We conclude that the Parents have not carried their burden of showing that the
hearing officer erred in excluding certain proffered evidence or that the district
court and the hearing officer failed to consider both non-academic and academic
factors in reviewing the conflicting evidence. Accordingly, we affirm.2
1. The Parents have not shown that the district court erred in affirming the
hearing officer’s exclusion of certain evidence. The first proceeding before a
hearing officer was brought by Meridian School District (MSD) seeking
confirmation of its refusal in February 2011 to prepare an Independent Educational
Evaluation (IEE) for Matthew. The second proceeding, from which this appeal
arises, was initiated by the Parents after the IEE had been prepared, and after MSD,
1
Matthew is now an adult, but during most of the underlying legal
proceedings he was a minor and was referred to as M.A.
2
The related appeals by Meridian School District are decided in an
opinion filed concurrently with this memorandum disposition.
2
having reviewed the IEE, determined that Matthew did not need special education
services.
The Parents sought to admit documents and testimony from the first
proceeding as evidence in the second proceeding, but the hearing officer declined
to admit the evidence. The Parents argued that the first hearing officer had found
that Matthew needed special education services and sought the admission of the
testimony of their experts in the first hearing, Dr. Webb and Dr. Beaver, claiming
that Dr. Webb was unavailable during the course of the second hearing. The
hearing officer declined to admit the evidence because: (1) he was reviewing
evidence as to Matthew’s needs in the fall of 2011, not his needs at a prior time; (2)
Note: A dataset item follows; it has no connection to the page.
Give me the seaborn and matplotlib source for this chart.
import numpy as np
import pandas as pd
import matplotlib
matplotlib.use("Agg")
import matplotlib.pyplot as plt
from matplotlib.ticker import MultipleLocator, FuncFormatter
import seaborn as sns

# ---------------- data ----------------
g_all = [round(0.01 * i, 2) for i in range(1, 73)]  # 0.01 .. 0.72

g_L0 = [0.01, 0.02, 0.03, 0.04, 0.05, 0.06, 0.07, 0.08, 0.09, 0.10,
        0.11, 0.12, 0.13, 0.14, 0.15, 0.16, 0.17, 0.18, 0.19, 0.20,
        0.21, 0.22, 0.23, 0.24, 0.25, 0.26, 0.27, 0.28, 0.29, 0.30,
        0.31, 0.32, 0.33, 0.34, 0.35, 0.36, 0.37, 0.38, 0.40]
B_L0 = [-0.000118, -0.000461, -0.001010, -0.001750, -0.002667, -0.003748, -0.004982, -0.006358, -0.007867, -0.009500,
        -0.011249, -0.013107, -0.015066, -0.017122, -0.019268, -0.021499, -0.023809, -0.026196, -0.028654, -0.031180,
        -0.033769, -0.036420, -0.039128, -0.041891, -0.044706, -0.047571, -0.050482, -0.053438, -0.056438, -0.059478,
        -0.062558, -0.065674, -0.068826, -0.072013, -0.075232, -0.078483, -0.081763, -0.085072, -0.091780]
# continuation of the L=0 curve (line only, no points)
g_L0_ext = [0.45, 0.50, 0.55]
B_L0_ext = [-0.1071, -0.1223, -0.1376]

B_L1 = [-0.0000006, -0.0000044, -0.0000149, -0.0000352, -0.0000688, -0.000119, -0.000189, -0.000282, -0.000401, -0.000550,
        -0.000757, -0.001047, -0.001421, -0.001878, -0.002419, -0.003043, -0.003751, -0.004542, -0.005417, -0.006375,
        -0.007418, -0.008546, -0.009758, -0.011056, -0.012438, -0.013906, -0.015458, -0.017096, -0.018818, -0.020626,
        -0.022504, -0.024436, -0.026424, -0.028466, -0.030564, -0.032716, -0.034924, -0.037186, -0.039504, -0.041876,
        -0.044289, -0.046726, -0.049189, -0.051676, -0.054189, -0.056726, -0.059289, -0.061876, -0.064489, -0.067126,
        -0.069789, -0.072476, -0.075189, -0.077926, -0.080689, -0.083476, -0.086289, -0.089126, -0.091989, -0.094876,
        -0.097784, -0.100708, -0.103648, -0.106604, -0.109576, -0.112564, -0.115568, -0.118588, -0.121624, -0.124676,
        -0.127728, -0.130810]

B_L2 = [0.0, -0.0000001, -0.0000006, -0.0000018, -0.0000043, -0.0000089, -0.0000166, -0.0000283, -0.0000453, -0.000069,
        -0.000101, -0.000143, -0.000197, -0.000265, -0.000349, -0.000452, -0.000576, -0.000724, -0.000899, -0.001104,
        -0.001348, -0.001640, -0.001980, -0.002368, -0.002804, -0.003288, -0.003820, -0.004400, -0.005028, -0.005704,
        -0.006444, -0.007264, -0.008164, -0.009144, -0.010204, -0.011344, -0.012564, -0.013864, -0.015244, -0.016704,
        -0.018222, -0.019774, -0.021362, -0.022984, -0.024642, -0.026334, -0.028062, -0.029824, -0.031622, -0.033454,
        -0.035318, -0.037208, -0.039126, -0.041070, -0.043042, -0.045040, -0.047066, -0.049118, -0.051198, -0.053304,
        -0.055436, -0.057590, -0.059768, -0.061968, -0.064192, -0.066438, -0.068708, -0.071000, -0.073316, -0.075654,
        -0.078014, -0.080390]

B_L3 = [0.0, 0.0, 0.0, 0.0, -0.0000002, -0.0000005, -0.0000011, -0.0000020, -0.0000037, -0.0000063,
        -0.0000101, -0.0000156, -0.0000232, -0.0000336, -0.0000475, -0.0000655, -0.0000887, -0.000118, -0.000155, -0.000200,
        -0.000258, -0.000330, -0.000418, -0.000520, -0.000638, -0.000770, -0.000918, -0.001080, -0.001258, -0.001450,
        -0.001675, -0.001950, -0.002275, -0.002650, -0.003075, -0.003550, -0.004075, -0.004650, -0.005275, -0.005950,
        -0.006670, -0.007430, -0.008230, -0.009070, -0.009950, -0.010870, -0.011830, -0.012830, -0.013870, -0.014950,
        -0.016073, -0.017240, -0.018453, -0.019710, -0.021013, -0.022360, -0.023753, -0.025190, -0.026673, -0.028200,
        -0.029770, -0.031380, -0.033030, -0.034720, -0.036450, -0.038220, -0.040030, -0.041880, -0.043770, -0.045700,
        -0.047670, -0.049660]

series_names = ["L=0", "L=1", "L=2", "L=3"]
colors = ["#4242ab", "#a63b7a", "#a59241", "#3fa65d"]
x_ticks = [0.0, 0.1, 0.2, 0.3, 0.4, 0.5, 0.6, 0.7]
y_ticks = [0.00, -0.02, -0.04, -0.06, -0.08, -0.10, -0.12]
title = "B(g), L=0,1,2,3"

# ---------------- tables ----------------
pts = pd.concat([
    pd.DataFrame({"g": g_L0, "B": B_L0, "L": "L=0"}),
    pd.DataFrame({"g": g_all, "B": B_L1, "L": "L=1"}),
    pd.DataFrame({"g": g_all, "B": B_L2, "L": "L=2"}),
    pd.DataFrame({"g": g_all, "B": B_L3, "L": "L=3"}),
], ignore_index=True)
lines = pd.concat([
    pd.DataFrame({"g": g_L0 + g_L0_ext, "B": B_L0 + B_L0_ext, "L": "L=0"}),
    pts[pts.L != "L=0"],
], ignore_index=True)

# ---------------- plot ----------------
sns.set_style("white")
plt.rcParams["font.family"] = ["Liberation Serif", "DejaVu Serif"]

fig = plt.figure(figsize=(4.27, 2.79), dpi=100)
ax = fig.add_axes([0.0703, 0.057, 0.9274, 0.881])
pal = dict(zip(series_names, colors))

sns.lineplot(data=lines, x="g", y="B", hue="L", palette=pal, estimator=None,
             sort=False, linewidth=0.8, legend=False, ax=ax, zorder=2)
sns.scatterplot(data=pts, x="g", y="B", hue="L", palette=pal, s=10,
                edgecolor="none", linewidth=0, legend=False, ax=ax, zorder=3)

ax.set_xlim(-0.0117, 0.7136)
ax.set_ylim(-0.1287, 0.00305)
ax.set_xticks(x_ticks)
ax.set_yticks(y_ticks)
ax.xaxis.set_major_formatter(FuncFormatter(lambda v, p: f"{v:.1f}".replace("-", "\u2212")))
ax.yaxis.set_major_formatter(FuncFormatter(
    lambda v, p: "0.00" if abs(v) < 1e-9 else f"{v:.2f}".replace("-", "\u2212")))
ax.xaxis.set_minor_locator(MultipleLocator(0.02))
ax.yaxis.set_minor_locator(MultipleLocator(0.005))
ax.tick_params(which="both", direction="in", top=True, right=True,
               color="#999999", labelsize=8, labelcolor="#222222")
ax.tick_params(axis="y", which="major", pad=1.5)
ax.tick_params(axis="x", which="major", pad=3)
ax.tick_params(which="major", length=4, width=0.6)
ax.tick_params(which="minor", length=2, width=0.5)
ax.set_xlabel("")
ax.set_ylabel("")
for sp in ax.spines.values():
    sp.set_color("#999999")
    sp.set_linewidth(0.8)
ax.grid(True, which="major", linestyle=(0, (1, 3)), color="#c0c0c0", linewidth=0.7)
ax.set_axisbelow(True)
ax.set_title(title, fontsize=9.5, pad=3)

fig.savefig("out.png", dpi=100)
much of the evidence presented in the prior hearing had been incorporated into the
IEE; and (3) the Parents had failed to show the particular relevance of the proffered
evidence.
The Parents have the burden of proof in their challenge to the hearing
officer’s decision. Schaffer v. Weast, 546 U.S. 49, 62 (2005). We review the
district court’s evidentiary rulings for abuse of discretion, E.M. v. Pajaro Valley
Unified Sch. Dist. Office of Admin. Hearings, 652 F.3d 999, 1003 (9th Cir. 2011),
and a hearing officer’s findings are entitled to some deference. See Ashland Sch.
Dist. v. Parents of Student E.H., 587 F.3d 1175, 1182 (9th Cir. 2009).
3
The Parents have not met their burden of showing that either the hearing
officer or the district court erred in excluding their proffered evidence. Contrary to
the Parents’ contention, the first hearing officer specifically declined to determine
whether Matthew needed special education services. In addition, much of the
evidence the Parents sought to introduce had been incorporated into the IEE.
Moreover, they did not make a persuasive showing to either the hearing officer or
the district court that further testimony concerning Matthew’s ability and actions,
beyond that which had been incorporated into the IEE, was necessary to evaluate
Matthew’s needs in the fall of 2011. On this record, the Parents have failed to
show that the excluded evidence was “relevant, non-cumulative and otherwise
admissible.” E.M., 652 F.3d at 1006.
2. The Parents have not met their burden of proof, see Schaffer, 546 U.S. at
62, of establishing that Matthew needed special education services.
Under the IDEA, a “child with a disability” — that is a child for whom the
IDEA mandates the provision of special education services — is a child with an
impairment or disability “who, by reason thereof, needs special education and
related services.” 20 U.S.C. § 1401(3)(A)(ii). Here, all agree that Matthew has a
recognized impairment or disability, Asperger’s Syndrome. The issue is whether
because of his Asperger’s Syndrome, Matthew needed special education services.
4
The hearing officer was presented with irreconcilable evidence. The
Parents’ experts asserted that Matthew needed special services to benefit from his
education, and MSD’s experts claimed, based on their observations of Matthew in
school, that he was benefitting from the general education curriculum, despite his
autism. Indeed, the evidence indicated that in some instances Matthew was
performing well above the Parents’ experts’ expectations. Although the Parents
allege that MSD focused too much on Matthew’s academic performance, the
hearing officer and the district court noted that Matthew had done well in classes
that emphasized pre-vocational and life skills. We have previously held, as the
hearing officer noted, that hearing officers may give weight to the testimony of
school personnel based on their experience with the child. See N.B. v. Hellgate
Elem. Sch. Dist., 541 F.3d 1202, 1212 (9th Cir. 2008). Our independent review of
the record shows that MSD, the hearing officer, and the district court considered
both academic and non-academic factors in concluding that Matthew, despite his
autism, did not need special education services. The Parents have not met their
burden of showing that this conclusion was erroneous or improper.
5
The district court’s memorandum decision affirming the hearing officer’s
finding that MSD appropriately determined that Matthew was not eligible for
special education services is AFFIRMED.3
3
MSD’s request for attorneys’ fees is denied.